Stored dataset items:

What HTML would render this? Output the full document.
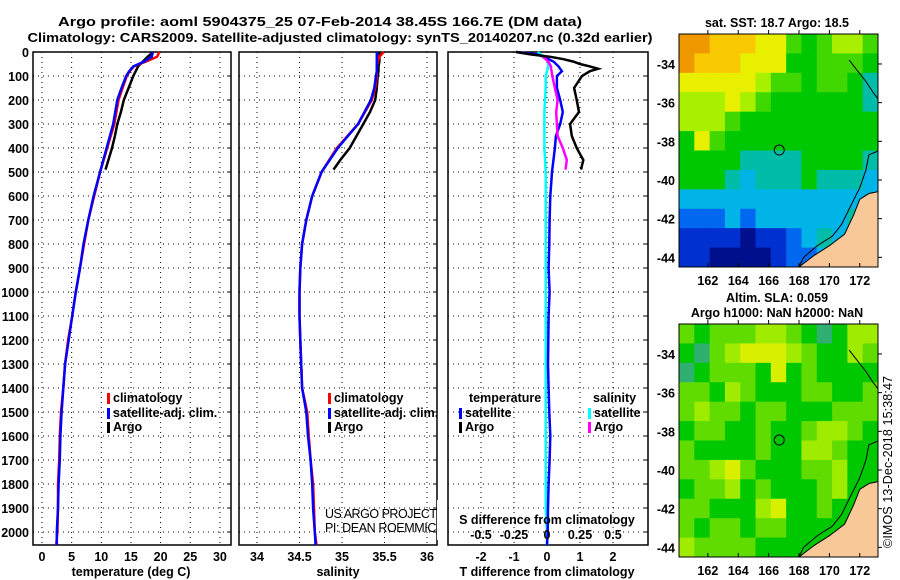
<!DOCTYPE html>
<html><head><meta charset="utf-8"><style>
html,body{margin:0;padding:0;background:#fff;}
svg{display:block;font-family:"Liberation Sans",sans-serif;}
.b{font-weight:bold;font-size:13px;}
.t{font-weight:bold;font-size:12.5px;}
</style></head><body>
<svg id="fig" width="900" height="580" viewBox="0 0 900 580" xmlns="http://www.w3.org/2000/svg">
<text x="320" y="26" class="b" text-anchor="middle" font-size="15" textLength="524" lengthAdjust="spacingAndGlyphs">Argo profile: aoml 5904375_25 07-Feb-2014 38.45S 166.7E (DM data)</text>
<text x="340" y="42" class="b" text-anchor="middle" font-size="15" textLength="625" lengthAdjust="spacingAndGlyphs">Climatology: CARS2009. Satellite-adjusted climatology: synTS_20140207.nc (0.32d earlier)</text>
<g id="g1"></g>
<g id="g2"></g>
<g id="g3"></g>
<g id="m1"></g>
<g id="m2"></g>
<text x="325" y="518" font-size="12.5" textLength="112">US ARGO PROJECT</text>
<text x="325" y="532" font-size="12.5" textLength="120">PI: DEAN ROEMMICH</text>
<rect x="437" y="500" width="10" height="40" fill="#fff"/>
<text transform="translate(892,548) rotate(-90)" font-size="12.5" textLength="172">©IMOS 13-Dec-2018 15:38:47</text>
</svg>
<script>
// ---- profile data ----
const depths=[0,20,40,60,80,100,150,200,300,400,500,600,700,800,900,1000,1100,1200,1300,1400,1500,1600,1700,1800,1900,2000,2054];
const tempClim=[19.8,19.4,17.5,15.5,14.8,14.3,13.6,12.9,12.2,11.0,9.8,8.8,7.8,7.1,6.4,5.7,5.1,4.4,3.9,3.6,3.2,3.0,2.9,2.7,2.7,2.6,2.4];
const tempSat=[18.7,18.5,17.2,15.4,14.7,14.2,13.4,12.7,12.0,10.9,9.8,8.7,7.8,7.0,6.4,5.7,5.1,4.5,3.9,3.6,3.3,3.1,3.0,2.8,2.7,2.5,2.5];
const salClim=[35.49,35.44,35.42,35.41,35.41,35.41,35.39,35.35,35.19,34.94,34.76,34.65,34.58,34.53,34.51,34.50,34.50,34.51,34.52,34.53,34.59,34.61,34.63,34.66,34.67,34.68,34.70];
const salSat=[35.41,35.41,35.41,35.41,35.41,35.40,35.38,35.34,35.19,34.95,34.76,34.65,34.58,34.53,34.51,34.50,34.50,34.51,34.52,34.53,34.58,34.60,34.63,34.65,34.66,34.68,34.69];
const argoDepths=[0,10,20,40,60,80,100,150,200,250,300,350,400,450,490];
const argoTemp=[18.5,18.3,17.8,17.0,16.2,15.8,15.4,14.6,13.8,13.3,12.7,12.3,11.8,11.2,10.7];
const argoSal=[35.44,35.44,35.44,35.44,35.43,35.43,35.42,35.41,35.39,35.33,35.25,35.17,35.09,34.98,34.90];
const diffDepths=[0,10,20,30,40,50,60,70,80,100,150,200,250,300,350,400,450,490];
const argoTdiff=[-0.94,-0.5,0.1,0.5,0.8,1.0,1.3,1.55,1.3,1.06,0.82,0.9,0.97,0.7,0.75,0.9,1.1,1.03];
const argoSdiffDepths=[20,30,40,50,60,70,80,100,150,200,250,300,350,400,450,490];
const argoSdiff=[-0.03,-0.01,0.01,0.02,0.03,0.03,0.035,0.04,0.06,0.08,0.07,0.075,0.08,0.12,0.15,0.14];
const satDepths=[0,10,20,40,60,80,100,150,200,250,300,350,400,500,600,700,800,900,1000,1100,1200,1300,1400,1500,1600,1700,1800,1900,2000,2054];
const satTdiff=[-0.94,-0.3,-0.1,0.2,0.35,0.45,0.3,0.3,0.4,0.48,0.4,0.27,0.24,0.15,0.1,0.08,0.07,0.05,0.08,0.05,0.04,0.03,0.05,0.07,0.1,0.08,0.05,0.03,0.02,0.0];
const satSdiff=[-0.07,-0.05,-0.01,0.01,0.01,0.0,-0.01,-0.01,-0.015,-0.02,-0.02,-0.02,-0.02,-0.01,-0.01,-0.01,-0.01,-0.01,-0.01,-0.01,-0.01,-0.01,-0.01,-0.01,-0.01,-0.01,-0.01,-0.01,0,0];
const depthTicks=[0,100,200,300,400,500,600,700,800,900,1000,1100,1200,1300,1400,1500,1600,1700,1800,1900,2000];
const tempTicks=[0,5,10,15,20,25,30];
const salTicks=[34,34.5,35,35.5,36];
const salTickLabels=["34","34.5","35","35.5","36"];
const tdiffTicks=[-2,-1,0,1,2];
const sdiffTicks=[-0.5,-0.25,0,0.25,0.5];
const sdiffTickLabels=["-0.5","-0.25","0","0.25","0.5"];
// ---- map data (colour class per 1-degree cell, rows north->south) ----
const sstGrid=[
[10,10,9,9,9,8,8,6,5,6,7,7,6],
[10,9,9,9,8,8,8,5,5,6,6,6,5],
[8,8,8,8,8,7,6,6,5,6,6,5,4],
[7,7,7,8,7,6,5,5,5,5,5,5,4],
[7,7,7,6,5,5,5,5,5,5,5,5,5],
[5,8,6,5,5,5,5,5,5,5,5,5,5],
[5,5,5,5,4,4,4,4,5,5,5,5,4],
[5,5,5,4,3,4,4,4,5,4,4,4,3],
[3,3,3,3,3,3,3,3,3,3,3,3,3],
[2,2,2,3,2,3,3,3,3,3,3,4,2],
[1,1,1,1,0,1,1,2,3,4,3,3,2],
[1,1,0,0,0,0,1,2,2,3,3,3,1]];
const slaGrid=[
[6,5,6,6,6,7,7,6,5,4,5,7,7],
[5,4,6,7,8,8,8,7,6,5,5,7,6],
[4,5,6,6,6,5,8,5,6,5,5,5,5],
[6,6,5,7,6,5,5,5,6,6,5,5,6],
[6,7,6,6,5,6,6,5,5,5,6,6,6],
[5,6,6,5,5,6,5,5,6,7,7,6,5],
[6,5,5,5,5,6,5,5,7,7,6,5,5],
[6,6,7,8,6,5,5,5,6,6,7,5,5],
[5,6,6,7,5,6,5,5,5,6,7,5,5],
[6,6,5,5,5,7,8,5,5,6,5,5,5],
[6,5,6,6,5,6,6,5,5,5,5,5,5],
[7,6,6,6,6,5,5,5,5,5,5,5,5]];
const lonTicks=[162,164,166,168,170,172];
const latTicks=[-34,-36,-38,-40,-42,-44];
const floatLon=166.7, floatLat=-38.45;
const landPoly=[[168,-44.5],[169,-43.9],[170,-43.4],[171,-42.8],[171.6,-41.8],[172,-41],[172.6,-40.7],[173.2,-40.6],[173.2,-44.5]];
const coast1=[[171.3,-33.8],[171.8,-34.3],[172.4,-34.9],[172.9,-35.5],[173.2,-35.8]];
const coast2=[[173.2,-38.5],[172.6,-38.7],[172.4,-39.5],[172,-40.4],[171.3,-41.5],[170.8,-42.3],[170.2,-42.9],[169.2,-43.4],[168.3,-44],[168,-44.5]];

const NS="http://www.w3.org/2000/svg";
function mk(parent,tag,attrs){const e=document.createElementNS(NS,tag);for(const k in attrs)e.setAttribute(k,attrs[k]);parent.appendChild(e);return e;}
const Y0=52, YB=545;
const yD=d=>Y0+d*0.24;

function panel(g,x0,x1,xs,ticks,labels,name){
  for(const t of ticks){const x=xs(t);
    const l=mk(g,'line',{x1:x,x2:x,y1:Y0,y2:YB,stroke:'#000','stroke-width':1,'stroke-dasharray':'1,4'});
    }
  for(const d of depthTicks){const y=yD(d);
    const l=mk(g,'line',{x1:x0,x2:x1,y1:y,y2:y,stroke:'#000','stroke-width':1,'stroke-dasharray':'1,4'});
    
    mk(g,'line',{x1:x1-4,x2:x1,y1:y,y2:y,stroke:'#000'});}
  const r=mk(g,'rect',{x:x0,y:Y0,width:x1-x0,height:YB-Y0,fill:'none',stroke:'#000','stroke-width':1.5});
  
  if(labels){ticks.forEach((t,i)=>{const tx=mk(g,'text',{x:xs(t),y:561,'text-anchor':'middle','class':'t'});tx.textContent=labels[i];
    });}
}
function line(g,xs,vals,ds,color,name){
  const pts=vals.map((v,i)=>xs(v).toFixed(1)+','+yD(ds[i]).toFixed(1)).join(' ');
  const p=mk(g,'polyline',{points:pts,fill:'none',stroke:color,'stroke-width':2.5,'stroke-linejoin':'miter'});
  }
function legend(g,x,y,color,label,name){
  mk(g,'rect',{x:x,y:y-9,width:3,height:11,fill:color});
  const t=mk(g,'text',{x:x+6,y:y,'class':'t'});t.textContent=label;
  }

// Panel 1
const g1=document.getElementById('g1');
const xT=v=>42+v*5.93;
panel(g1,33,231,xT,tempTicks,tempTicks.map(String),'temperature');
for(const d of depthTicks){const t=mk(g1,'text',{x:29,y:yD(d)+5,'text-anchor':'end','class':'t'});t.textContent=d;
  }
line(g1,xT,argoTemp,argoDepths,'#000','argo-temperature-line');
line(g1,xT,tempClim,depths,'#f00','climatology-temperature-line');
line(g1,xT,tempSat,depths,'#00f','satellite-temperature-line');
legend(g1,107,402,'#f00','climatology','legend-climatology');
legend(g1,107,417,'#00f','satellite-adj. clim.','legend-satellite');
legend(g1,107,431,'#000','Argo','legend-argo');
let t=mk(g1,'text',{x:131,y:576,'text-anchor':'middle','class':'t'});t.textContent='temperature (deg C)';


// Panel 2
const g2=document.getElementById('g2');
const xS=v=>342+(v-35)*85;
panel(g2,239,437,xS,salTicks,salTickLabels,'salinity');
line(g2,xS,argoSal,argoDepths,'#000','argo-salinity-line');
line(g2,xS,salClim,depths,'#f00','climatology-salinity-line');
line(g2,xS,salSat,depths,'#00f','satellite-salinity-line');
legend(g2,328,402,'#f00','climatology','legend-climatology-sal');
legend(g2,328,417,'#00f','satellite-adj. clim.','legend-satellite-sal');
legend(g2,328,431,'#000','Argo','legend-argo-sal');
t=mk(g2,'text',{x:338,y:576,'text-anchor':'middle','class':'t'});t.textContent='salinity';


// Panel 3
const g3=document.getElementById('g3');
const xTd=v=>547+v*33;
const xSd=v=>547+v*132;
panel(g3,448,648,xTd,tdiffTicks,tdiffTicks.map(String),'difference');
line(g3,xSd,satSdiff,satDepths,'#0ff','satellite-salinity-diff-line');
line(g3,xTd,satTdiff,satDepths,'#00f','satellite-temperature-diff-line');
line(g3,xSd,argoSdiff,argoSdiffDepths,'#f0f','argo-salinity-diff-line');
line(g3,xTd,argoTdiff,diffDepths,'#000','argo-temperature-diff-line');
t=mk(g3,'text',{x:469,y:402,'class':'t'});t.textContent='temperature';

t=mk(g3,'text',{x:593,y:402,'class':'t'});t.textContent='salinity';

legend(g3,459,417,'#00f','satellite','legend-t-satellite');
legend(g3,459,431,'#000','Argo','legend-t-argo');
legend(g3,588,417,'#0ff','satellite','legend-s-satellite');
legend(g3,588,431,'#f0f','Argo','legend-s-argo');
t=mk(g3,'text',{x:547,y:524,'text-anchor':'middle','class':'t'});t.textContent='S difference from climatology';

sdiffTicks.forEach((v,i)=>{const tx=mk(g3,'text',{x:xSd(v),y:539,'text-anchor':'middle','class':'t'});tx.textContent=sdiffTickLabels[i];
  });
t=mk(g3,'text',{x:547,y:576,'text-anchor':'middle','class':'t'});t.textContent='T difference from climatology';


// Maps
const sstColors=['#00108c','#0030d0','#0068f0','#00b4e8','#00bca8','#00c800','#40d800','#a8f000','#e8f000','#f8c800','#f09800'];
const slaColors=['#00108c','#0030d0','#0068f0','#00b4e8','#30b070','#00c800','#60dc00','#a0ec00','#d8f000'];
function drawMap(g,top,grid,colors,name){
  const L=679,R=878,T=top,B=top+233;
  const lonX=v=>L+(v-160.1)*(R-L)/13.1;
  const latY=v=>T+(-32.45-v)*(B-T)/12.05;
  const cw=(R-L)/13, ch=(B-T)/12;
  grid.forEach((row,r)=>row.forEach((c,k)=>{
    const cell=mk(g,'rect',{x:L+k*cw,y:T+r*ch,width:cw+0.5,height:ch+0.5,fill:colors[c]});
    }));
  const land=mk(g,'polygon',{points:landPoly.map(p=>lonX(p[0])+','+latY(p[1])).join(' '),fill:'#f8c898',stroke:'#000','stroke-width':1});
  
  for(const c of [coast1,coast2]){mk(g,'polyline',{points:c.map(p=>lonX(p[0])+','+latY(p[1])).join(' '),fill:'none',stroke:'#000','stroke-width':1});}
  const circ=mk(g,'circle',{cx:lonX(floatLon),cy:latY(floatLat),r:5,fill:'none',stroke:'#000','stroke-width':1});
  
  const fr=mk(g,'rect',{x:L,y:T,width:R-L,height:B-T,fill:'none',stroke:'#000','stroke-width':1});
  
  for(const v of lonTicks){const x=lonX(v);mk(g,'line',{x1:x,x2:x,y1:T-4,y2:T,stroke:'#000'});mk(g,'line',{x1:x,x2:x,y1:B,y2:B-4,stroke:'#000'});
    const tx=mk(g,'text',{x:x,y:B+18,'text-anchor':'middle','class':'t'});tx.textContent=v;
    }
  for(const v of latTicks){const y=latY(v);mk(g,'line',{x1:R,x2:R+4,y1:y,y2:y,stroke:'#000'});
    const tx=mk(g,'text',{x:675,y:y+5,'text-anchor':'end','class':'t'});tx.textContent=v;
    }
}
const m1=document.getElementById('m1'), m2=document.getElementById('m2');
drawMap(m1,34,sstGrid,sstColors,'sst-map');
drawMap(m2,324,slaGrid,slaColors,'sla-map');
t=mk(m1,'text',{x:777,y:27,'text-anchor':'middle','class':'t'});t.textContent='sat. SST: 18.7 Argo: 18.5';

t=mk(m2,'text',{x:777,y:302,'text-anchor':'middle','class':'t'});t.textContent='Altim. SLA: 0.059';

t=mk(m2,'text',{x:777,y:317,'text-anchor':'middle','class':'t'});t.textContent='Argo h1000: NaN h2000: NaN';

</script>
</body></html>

--

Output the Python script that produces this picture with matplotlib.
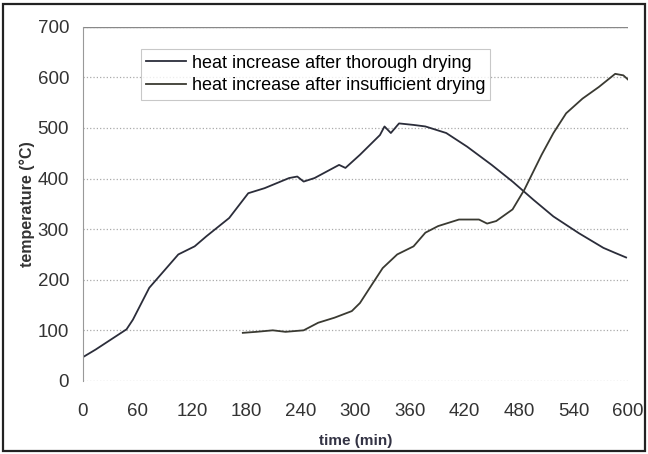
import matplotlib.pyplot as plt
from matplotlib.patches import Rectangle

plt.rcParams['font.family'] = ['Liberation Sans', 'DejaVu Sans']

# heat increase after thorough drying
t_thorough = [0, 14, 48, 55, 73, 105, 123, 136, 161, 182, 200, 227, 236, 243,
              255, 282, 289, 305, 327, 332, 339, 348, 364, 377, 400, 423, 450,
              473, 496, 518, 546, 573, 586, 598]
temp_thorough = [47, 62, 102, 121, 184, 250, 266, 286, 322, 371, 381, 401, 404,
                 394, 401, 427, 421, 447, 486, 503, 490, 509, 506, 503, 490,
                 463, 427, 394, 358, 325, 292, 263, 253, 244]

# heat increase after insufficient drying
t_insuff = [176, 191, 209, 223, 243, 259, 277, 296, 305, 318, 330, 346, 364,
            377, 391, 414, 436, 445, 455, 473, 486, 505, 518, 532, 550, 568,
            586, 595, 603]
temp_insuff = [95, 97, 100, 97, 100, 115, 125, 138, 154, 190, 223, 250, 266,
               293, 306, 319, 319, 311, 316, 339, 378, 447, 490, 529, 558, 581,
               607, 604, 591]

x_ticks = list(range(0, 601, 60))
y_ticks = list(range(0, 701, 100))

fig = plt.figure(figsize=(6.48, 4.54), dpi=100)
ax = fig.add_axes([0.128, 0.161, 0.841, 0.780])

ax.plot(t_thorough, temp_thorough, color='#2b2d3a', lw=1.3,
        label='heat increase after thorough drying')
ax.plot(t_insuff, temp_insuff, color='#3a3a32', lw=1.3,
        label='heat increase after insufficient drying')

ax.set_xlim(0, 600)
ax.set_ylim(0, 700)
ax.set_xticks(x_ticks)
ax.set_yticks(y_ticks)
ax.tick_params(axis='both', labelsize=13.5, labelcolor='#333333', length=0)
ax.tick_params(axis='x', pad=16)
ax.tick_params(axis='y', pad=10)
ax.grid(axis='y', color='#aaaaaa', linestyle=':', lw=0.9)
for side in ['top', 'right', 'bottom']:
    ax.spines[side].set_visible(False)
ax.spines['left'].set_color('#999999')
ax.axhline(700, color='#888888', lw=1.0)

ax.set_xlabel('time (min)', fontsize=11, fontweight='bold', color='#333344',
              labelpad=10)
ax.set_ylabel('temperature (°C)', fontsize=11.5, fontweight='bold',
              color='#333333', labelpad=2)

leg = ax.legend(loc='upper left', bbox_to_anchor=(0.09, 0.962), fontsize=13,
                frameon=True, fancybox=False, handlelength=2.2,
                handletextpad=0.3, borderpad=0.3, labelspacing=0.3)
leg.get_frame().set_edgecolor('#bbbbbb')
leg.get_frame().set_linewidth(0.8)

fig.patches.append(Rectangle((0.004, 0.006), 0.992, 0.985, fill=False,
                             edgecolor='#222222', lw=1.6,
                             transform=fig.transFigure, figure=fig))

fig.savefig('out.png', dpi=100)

...

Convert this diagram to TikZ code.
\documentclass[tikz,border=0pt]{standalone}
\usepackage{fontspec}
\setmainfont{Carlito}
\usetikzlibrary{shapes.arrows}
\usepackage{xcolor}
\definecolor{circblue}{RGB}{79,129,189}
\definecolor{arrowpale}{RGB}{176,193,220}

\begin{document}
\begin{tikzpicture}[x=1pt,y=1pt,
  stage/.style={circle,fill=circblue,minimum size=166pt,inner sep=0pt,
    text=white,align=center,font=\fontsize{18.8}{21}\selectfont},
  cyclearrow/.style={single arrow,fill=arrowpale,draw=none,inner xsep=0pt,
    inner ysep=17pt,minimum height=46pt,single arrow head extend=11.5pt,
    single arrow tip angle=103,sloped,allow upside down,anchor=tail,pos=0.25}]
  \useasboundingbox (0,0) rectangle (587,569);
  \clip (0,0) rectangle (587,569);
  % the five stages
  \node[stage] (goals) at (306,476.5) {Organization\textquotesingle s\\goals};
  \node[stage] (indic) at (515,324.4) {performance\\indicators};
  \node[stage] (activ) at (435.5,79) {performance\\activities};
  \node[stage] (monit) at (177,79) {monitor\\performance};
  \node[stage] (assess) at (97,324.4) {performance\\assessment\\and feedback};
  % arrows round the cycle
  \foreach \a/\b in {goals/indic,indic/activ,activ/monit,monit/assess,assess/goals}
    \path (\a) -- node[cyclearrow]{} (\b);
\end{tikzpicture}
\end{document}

Work to complete:
Count the lines that include the word "matplotlib" and state the result as a bare number.

Answer to this task:
3